Living in New York skews your sense of what a "deal" is, and it forces you to learn the value of small-space living, fast. The $3,163 rent we pay for our little abode is more than the monthly mortgage costs for a relatively massive house back in North Carolina. One of our closest friends just bought a home. And as older family members love to remind us, when you rent an apartment, you're just forking over money rather than putting it toward an investment. At the end of the day, it's not really yours.

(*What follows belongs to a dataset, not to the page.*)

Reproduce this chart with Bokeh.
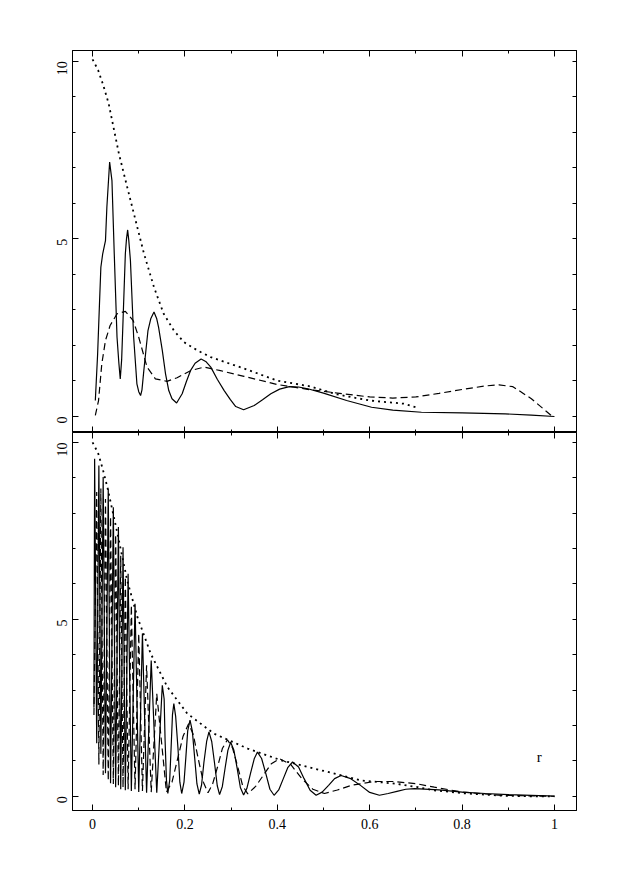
import math
from bokeh.plotting import figure
from bokeh.layouts import column
from bokeh.models import Range1d, LinearAxis, FixedTicker, Label
from bokeh.embed import file_html
from bokeh.resources import INLINE

# ---------------- data: top panel ----------------
top_solid_r = [0.006, 0.011, 0.015, 0.018, 0.022, 0.028, 0.031, 0.037, 0.042, 0.047,
               0.053, 0.057, 0.060, 0.063, 0.066, 0.071, 0.0735, 0.076, 0.0785, 0.082,
               0.089, 0.096, 0.100, 0.104, 0.107, 0.111, 0.120, 0.126, 0.133, 0.139,
               0.143, 0.151, 0.158, 0.165, 0.172, 0.182, 0.194, 0.203, 0.212, 0.222,
               0.235, 0.245, 0.256, 0.270, 0.285, 0.298, 0.310, 0.327, 0.350, 0.368,
               0.386, 0.405, 0.426, 0.446, 0.466, 0.500, 0.550, 0.604, 0.650, 0.712,
               0.800, 0.893, 0.950, 1.000]
top_solid_v = [0.45, 1.76, 3.17, 4.20, 4.58, 4.95, 5.89, 7.16, 6.64, 4.58,
               2.23, 1.50, 1.06, 1.60, 2.70, 4.58, 5.00, 5.25, 4.95, 4.39,
               2.23, 0.92, 0.70, 0.59, 0.75, 1.29, 2.42, 2.75, 2.94, 2.75,
               2.51, 1.86, 1.20, 0.73, 0.50, 0.38, 0.64, 0.98, 1.29, 1.50,
               1.62, 1.55, 1.39, 1.05, 0.73, 0.48, 0.28, 0.19, 0.31, 0.47,
               0.64, 0.77, 0.84, 0.83, 0.78, 0.66, 0.45, 0.26, 0.18, 0.12,
               0.10, 0.075, 0.04, 0.0]

top_dashed_r = [0.006, 0.013, 0.020, 0.028, 0.038, 0.053, 0.071, 0.088, 0.100, 0.118,
                0.136, 0.161, 0.183, 0.212, 0.241, 0.277, 0.328, 0.400, 0.473, 0.530,
                0.600, 0.650, 0.700, 0.750, 0.800, 0.850, 0.880, 0.910, 0.950, 0.993]
top_dashed_v = [0.03, 0.45, 1.48, 2.14, 2.56, 2.89, 2.96, 2.70, 2.23, 1.39,
                1.06, 0.99, 1.09, 1.29, 1.39, 1.29, 1.13, 0.90, 0.75, 0.66,
                0.55, 0.52, 0.55, 0.65, 0.76, 0.86, 0.89, 0.84, 0.50, 0.03]

top_dotted_r = [0.0, 0.012, 0.023, 0.035, 0.057, 0.078, 0.111, 0.133, 0.154, 0.176,
                0.198, 0.227, 0.256, 0.328, 0.400, 0.470, 0.530, 0.600, 0.674, 0.700]
top_dotted_v = [10.05, 9.75, 9.33, 8.80, 7.40, 6.30, 4.60, 3.64, 2.89, 2.42,
                2.09, 1.86, 1.67, 1.35, 1.01, 0.85, 0.62, 0.45, 0.36, 0.26]

# ---------------- data: bottom panel ----------------
bot_solid_r = [0.003, 0.0045, 0.009, 0.0137, 0.018, 0.023, 0.028, 0.034, 0.039, 0.045,
               0.050, 0.056, 0.061, 0.066, 0.071, 0.077, 0.084, 0.092, 0.100, 0.108,
               0.117, 0.127, 0.139, 0.151, 0.155, 0.157, 0.160, 0.163, 0.167, 0.170,
               0.173, 0.176, 0.180, 0.185, 0.189, 0.193, 0.198, 0.202, 0.206, 0.211,
               0.216, 0.221, 0.226, 0.231, 0.236, 0.241, 0.247, 0.252, 0.258, 0.264,
               0.270, 0.275, 0.281, 0.287, 0.293, 0.299, 0.306, 0.313, 0.320, 0.327,
               0.334, 0.342, 0.350, 0.357, 0.366, 0.375, 0.384, 0.393, 0.403, 0.413,
               0.423, 0.433, 0.446, 0.458, 0.471, 0.484, 0.497, 0.511, 0.524, 0.538,
               0.559, 0.580, 0.600, 0.621, 0.640, 0.659, 0.678, 0.697, 0.750, 0.800,
               0.850, 0.900, 0.950, 1.000]
bot_solid_v = [2.5, 9.54, 1.5, 9.35, 1.2, 9.02, 0.65, 8.69, 0.37, 8.17,
               0.26, 7.61, 0.2, 7.04, 0.17, 6.29, 0.15, 5.44, 0.12, 4.60,
               0.10, 3.84, 0.10, 3.14, 2.75, 1.6, 0.45, 0.08, 0.45, 1.35,
               2.3, 2.62, 2.25, 1.35, 0.40, 0.08, 0.40, 1.10, 1.85, 2.15,
               1.85, 1.10, 0.35, 0.06, 0.32, 0.95, 1.55, 1.82, 1.55, 0.95,
               0.30, 0.05, 0.28, 0.80, 1.30, 1.53, 1.30, 0.80, 0.25, 0.04,
               0.22, 0.65, 1.06, 1.25, 1.07, 0.65, 0.20, 0.03, 0.18, 0.50,
               0.82, 0.97, 0.83, 0.50, 0.17, 0.03, 0.12, 0.31, 0.50, 0.59,
               0.50, 0.31, 0.11, 0.03, 0.08, 0.14, 0.20, 0.22, 0.18, 0.12,
               0.08, 0.05, 0.03, 0.01]

bot_dashed_r = [0.003, 0.009, 0.0137, 0.018, 0.023, 0.028, 0.034, 0.039, 0.045, 0.050,
                0.056, 0.061, 0.066, 0.071, 0.077, 0.084, 0.092, 0.100, 0.108, 0.117,
                0.127, 0.139, 0.160, 0.172, 0.184, 0.196, 0.208, 0.218, 0.229, 0.240,
                0.250, 0.260, 0.271, 0.281, 0.292, 0.303, 0.314, 0.325, 0.336, 0.353,
                0.370, 0.387, 0.405, 0.429, 0.453, 0.477, 0.502, 0.530, 0.560, 0.610,
                0.650, 0.700, 0.740, 0.800, 0.885, 1.000]
bot_dashed_v = [2.3, 8.6, 0.9, 8.7, 0.6, 8.4, 0.45, 7.9, 0.35, 7.4,
                0.30, 6.8, 0.25, 6.2, 0.20, 5.4, 0.20, 4.6, 0.15, 3.7,
                0.12, 2.9, 0.12, 0.40, 1.05, 1.70, 2.05, 1.75, 1.05, 0.40,
                0.10, 0.35, 0.85, 1.35, 1.60, 1.37, 0.85, 0.30, 0.07, 0.28,
                0.60, 0.92, 1.06, 0.90, 0.50, 0.20, 0.08, 0.18, 0.31, 0.42,
                0.42, 0.36, 0.26, 0.12, 0.03, 0.0]

bot_dotted_r = [0.0, 0.012, 0.022, 0.032, 0.054, 0.075, 0.097, 0.126, 0.162, 0.205,
                0.263, 0.336, 0.408, 0.451, 0.509, 0.581, 0.654, 0.704, 0.740, 0.810,
                0.885, 0.950, 1.000]
bot_dotted_v = [10.0, 9.7, 9.25, 8.74, 7.42, 6.10, 5.07, 4.03, 3.09, 2.34,
                1.77, 1.35, 1.02, 0.88, 0.69, 0.45, 0.36, 0.26, 0.17, 0.08,
                0.02, 0.0, 0.0]

# ---------------- ticks ----------------
x_major = [0, 0.2, 0.4, 0.6, 0.8, 1]
x_labels = ["0", "0.2", "0.4", "0.6", "0.8", "1"]
x_minor = [0.1, 0.3, 0.5, 0.7, 0.9]
y_major = [0, 5, 10]
y_minor = [1, 2, 3, 4, 6, 7, 8, 9]
y_right = [0, 1, 2, 3, 4, 5, 6, 7, 8, 9, 10]

SERIF = "Liberation Serif"
XR = (-0.0434, 1.0477)


def base_fig(height, btop, bbot, yr):
    p = figure(width=612, height=height, x_range=Range1d(*XR), y_range=Range1d(*yr),
               output_backend="svg", toolbar_location=None,
               x_axis_location=None, y_axis_location=None,
               min_border_left=72, min_border_right=36,
               min_border_top=btop, min_border_bottom=bbot)
    p.grid.visible = False
    p.outline_line_color = "black"
    p.outline_line_width = 1
    p.background_fill_color = "white"
    p.border_fill_color = "white"
    return p


def hide_labels(ax):
    ax.major_label_text_color = None
    ax.major_label_text_font_size = "1px"
    ax.major_label_standoff = 0


def x_axis(labels):
    ax = LinearAxis(ticker=FixedTicker(ticks=x_major, minor_ticks=x_minor),
                    major_tick_in=6, major_tick_out=0, minor_tick_in=3, minor_tick_out=0,
                    axis_line_color="black", major_tick_line_color="black",
                    minor_tick_line_color="black")
    if labels:
        ax.major_label_overrides = dict(zip(x_major, x_labels))
        ax.major_label_text_font = SERIF
        ax.major_label_text_font_size = "14px"
        ax.major_label_text_color = "black"
        ax.major_label_standoff = 8
    else:
        hide_labels(ax)
    return ax


def y_axes(p):
    left = LinearAxis(ticker=FixedTicker(ticks=y_major, minor_ticks=y_minor),
                      major_tick_in=6, major_tick_out=0, minor_tick_in=3, minor_tick_out=0,
                      major_label_orientation=math.pi / 2,
                      major_label_text_font=SERIF, major_label_text_font_size="14px",
                      major_label_text_color="black", major_label_standoff=10,
                      axis_line_color="black")
    right = LinearAxis(ticker=FixedTicker(ticks=y_right, minor_ticks=[]),
                       major_tick_in=4, major_tick_out=0, minor_tick_in=0, minor_tick_out=0,
                       axis_line_color="black")
    hide_labels(right)
    p.add_layout(left, "left")
    p.add_layout(right, "right")


def draw(p, sr, sv, dr, dv, tr, tv):
    p.line(sr, sv, line_color="black", line_width=1.2)
    p.line(dr, dv, line_color="black", line_width=1.2, line_dash="7 4")
    p.line(tr, tv, line_color="black", line_width=1.8, line_dash="2 4")


top = base_fig(432, 50, 0, (-0.45, 10.3))
top.add_layout(x_axis(False), "above")
top.add_layout(x_axis(False), "below")
y_axes(top)
draw(top, top_solid_r, top_solid_v, top_dashed_r, top_dashed_v, top_dotted_r, top_dotted_v)

bot = base_fig(418, 0, 40, (-0.4, 10.28))
bot.add_layout(x_axis(False), "above")
bot.add_layout(x_axis(True), "below")
y_axes(bot)
draw(bot, bot_solid_r, bot_solid_v, bot_dashed_r, bot_dashed_v, bot_dotted_r, bot_dotted_v)
bot.add_layout(Label(x=0.967, y=1.1, text="r", text_font=SERIF, text_font_size="15px",
                     text_align="center", text_baseline="middle", text_color="black"))

layout = column(top, bot, spacing=0)
open("out.html", "w").write(file_html(layout, INLINE))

But while it might be impossible for non-NYC friends to understand, I wouldn't trade small-apartment living for a bigger place somewhere else. Sure, we don't own anything, but do we really need to? For now, none of us have kids. When something goes wrong in a rental apartment, we're not responsible for the cost of repairs — even if we do have to call our landlord more than once to come deal with it.

And while our apartment might be small, it's the perfect size for what we need. We have enough cabinet space for our dishes and glassware, and a linen closet for our towels. We don't have room for a pumpkin-shaped pie dish or 10 spare wool blankets. So what? We don't think of it as limiting; in fact, having less space helps us keep clutter in check.

Oh, and less cleaning. With just one bathroom and a shared living room, it's very easy to knock out the weekly vacuuming and scrubbing routines. At this point, the thought of cleaning a two-story house is unimaginable to me — keeping one room clean is plenty for me, thanks.

Of course, I'm also biased in my love of New York City. When I first moved to that small, dirty apartment, I told my parents I felt like I was a "part of something" here. Like many other small-towners who move to the Big Apple, I was instantly lost in everything the city has to offer. (Three years later, I'm still caught off-guard by how much I love the skyline.)

No, our kitchen doesn't have an island, and our bedroom can't fit a king-size mattress. But we have Central Park as our backyard. Literally. We have access to some of the world's best food. There are Broadway plays and indie comedy shows every night of the week. And if a favorite band or singer is on tour in the United States, there's definitely going to be a New York concert. To me, that's worth far more than having a spare bedroom.

I may never be able to afford a New York apartment with as much space as the houses in the neighborhood where I grew up. But that's just fine with me.